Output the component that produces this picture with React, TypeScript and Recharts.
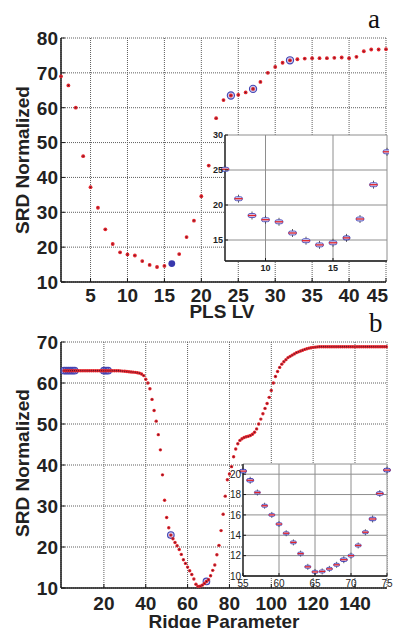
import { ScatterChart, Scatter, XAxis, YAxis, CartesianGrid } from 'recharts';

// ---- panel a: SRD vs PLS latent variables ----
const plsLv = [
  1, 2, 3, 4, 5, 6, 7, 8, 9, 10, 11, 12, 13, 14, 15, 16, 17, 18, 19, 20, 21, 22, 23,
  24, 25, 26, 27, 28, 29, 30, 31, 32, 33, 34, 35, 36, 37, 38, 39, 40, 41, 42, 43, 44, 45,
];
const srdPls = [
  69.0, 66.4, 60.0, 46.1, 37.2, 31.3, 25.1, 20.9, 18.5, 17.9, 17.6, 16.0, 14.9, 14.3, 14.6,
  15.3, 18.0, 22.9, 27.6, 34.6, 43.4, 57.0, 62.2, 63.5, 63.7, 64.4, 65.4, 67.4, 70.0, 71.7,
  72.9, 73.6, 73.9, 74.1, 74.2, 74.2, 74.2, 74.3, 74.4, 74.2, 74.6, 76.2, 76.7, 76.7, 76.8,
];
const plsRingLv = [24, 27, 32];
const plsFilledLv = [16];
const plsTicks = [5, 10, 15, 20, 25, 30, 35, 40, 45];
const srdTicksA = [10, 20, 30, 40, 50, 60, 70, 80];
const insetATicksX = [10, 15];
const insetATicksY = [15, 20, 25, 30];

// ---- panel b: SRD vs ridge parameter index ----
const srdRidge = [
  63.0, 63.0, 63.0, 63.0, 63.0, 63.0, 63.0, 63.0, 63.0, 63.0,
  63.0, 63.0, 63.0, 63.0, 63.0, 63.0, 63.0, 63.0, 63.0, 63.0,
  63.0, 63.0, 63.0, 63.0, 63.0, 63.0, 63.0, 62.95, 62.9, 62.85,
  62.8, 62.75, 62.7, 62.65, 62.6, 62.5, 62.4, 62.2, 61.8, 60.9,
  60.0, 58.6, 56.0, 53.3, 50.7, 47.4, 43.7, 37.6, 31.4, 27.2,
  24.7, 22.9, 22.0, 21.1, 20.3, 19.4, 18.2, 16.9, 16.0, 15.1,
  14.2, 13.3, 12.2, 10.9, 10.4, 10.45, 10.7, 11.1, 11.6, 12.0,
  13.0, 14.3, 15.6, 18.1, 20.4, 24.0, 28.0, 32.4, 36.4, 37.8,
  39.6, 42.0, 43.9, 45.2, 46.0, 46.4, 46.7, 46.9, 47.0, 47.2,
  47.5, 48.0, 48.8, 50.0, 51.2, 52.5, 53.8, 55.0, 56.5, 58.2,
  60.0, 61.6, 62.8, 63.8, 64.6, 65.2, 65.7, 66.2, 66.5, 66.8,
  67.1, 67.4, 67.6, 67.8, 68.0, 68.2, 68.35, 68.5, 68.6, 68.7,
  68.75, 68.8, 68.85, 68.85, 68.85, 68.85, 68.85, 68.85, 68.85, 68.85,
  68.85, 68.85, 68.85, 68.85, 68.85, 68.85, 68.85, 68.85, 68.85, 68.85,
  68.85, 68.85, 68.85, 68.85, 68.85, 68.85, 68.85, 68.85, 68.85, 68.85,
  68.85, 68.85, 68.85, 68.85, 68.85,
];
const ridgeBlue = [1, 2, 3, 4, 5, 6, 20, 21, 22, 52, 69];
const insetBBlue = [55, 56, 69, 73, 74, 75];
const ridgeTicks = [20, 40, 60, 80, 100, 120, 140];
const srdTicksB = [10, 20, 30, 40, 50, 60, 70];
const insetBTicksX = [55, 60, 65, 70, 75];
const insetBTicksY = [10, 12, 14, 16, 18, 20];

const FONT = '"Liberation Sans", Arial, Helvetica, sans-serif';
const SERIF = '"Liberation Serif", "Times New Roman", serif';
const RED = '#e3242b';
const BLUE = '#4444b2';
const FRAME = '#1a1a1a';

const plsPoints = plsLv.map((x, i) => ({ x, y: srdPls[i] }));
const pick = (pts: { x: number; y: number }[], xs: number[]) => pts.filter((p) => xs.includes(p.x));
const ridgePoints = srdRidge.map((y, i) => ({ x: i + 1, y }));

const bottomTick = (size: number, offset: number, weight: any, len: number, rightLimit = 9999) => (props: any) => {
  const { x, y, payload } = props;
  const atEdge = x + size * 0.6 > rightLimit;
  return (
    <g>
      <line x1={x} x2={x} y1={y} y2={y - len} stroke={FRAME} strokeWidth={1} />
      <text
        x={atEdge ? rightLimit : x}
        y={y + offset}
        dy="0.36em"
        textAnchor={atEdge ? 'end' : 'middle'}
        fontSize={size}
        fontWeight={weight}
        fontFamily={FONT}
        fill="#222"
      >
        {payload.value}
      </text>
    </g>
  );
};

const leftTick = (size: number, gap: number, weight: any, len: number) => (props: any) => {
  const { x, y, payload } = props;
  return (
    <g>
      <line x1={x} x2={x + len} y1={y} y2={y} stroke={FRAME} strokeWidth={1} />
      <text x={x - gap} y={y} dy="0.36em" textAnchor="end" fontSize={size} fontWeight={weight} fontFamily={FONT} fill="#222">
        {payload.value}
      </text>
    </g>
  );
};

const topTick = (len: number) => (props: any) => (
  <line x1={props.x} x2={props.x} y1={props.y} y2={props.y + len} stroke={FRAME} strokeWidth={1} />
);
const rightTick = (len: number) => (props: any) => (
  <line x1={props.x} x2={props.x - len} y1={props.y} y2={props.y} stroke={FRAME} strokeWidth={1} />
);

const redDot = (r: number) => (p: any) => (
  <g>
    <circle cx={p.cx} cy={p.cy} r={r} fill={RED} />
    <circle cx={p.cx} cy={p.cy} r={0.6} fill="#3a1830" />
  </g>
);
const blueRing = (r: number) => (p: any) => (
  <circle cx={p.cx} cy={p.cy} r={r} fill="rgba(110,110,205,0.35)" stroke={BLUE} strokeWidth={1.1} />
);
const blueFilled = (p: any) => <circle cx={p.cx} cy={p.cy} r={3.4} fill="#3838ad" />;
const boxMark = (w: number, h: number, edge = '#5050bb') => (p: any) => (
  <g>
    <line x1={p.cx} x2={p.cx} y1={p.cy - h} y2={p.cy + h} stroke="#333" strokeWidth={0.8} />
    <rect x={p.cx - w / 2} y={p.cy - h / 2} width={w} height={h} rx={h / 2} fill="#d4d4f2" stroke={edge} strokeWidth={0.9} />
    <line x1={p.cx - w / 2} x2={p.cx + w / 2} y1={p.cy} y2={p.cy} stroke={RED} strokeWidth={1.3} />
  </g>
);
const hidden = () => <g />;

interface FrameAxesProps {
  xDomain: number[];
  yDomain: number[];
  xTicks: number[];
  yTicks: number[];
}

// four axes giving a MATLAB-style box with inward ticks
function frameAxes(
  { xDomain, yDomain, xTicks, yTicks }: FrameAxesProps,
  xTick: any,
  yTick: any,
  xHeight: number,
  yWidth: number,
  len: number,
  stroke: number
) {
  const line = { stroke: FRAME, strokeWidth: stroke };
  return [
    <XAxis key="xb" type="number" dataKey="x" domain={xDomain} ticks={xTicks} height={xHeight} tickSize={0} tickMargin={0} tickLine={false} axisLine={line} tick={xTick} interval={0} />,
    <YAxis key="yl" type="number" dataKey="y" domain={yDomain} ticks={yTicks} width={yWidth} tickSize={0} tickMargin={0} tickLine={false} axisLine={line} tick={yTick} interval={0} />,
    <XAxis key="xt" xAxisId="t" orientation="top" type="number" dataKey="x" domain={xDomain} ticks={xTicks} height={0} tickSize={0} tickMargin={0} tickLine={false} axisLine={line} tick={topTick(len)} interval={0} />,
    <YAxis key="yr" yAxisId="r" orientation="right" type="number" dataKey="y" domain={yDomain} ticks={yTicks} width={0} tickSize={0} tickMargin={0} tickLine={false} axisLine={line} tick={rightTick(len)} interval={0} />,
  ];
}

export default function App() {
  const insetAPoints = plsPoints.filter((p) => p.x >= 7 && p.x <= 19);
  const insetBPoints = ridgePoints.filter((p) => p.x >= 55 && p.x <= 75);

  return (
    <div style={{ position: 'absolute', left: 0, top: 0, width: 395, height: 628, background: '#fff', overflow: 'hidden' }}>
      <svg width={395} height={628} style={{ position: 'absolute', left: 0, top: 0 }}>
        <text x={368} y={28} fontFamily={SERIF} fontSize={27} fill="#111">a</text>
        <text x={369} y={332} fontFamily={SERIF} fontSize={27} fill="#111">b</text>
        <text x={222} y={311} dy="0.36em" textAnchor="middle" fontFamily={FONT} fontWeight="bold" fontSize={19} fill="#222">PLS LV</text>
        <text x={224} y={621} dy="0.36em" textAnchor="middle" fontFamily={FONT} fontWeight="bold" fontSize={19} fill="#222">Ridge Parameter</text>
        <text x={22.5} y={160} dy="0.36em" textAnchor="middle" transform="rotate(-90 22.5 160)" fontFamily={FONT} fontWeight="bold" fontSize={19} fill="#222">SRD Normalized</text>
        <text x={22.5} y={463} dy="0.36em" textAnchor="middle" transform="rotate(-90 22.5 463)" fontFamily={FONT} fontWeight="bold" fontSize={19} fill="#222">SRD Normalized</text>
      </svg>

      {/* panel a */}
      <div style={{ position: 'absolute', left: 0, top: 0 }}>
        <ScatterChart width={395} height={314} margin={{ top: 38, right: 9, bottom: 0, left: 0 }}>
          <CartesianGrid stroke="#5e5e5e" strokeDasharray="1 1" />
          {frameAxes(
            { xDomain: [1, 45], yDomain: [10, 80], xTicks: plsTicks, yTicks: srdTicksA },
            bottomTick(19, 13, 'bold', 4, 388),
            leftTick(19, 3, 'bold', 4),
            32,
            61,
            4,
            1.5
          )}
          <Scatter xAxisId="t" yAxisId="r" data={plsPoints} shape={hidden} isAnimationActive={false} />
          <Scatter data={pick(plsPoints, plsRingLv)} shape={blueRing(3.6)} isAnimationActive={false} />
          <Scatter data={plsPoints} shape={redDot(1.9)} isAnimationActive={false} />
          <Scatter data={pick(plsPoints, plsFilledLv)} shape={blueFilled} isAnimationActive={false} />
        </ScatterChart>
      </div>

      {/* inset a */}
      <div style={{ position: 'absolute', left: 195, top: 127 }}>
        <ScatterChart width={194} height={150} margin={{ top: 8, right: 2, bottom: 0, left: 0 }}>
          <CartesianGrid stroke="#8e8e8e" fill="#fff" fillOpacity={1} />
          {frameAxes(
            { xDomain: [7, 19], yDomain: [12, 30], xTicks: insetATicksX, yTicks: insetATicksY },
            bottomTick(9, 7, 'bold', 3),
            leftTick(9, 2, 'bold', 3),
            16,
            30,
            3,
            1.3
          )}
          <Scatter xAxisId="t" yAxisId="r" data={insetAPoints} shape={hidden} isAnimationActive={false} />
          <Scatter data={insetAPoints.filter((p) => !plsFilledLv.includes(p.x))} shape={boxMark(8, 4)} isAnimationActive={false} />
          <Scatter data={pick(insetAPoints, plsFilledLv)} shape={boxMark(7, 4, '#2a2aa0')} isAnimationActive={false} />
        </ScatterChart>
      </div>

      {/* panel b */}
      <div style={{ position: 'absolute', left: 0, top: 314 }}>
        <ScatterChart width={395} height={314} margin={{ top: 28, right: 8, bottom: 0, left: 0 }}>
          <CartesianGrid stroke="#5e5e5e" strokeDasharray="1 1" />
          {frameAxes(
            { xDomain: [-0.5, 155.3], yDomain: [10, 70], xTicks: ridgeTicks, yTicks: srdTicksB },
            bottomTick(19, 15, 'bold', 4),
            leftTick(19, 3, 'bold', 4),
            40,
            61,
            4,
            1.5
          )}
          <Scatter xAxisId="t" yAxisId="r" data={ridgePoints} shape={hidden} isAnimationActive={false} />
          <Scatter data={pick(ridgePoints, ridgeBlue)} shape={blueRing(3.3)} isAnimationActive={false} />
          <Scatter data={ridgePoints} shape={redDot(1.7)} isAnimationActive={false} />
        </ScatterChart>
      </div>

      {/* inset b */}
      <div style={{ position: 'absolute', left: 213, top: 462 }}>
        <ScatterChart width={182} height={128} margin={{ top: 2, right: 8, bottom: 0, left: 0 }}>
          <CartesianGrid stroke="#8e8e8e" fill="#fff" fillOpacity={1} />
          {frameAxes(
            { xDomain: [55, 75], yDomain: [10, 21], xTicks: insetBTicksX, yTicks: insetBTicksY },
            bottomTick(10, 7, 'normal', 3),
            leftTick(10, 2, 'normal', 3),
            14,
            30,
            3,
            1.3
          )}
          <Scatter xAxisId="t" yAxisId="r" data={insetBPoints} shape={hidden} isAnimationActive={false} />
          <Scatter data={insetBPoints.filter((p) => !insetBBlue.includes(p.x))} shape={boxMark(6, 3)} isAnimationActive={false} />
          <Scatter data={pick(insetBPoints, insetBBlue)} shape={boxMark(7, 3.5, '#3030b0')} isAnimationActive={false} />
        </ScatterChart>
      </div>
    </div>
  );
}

━━━━━━━━━━━━━━━━

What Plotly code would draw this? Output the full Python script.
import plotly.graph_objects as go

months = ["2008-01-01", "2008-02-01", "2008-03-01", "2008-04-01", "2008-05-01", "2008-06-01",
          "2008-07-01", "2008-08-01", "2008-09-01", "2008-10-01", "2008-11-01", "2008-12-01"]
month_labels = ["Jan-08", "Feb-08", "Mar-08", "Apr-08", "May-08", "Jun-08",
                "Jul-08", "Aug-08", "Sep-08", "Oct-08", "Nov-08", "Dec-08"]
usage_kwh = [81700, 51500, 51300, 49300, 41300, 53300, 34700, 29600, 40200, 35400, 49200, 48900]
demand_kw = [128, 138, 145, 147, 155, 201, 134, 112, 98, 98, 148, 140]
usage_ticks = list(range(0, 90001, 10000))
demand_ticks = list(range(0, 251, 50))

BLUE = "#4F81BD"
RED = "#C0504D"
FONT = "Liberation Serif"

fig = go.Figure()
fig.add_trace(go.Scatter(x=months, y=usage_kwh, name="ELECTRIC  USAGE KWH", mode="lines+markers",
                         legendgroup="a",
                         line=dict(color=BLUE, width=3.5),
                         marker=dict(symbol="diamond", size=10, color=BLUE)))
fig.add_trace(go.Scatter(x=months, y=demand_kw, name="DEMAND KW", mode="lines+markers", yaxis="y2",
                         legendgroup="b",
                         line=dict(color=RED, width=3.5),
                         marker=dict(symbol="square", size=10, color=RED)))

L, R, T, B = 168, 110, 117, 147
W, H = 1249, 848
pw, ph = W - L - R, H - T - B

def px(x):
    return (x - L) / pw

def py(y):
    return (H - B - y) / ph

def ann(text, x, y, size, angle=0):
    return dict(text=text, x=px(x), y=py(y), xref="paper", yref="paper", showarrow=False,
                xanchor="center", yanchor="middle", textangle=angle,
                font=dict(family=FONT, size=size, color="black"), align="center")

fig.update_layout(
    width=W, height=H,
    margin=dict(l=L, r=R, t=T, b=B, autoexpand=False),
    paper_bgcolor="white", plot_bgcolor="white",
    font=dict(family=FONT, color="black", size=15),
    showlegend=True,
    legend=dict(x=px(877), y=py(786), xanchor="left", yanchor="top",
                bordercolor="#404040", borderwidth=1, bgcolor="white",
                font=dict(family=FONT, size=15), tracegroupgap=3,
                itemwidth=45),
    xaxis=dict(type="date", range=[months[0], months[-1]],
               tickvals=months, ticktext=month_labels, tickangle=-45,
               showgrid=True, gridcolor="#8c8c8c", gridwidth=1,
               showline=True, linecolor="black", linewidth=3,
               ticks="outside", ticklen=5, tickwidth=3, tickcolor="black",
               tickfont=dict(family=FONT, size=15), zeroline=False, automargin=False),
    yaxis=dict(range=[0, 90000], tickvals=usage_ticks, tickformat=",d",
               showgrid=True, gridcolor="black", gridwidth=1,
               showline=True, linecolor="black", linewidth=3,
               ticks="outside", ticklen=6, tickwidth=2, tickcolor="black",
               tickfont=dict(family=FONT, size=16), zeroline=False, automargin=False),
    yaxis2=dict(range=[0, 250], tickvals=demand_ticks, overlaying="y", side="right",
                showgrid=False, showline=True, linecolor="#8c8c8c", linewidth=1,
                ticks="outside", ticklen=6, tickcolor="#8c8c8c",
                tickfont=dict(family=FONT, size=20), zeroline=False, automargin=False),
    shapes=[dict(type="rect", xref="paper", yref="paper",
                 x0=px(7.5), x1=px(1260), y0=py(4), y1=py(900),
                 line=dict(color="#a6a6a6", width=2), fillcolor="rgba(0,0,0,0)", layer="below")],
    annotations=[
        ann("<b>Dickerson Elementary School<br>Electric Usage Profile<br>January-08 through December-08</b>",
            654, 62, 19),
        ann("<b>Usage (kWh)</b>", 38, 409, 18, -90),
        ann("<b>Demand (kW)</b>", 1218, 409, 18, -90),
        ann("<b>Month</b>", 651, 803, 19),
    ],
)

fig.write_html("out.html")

━━━━━━━━━━━━━━━━

REQUIRED TASK ▸
Repeat the lines between those holding "Output the component" and "XAxis, YAxis, CartesianGrid", inclusive. Pictures stay out.

THE RESPONSE ▸
Output the component that produces this picture with React, TypeScript and Recharts.
import { ScatterChart, Scatter, XAxis, YAxis, CartesianGrid } from 'recharts';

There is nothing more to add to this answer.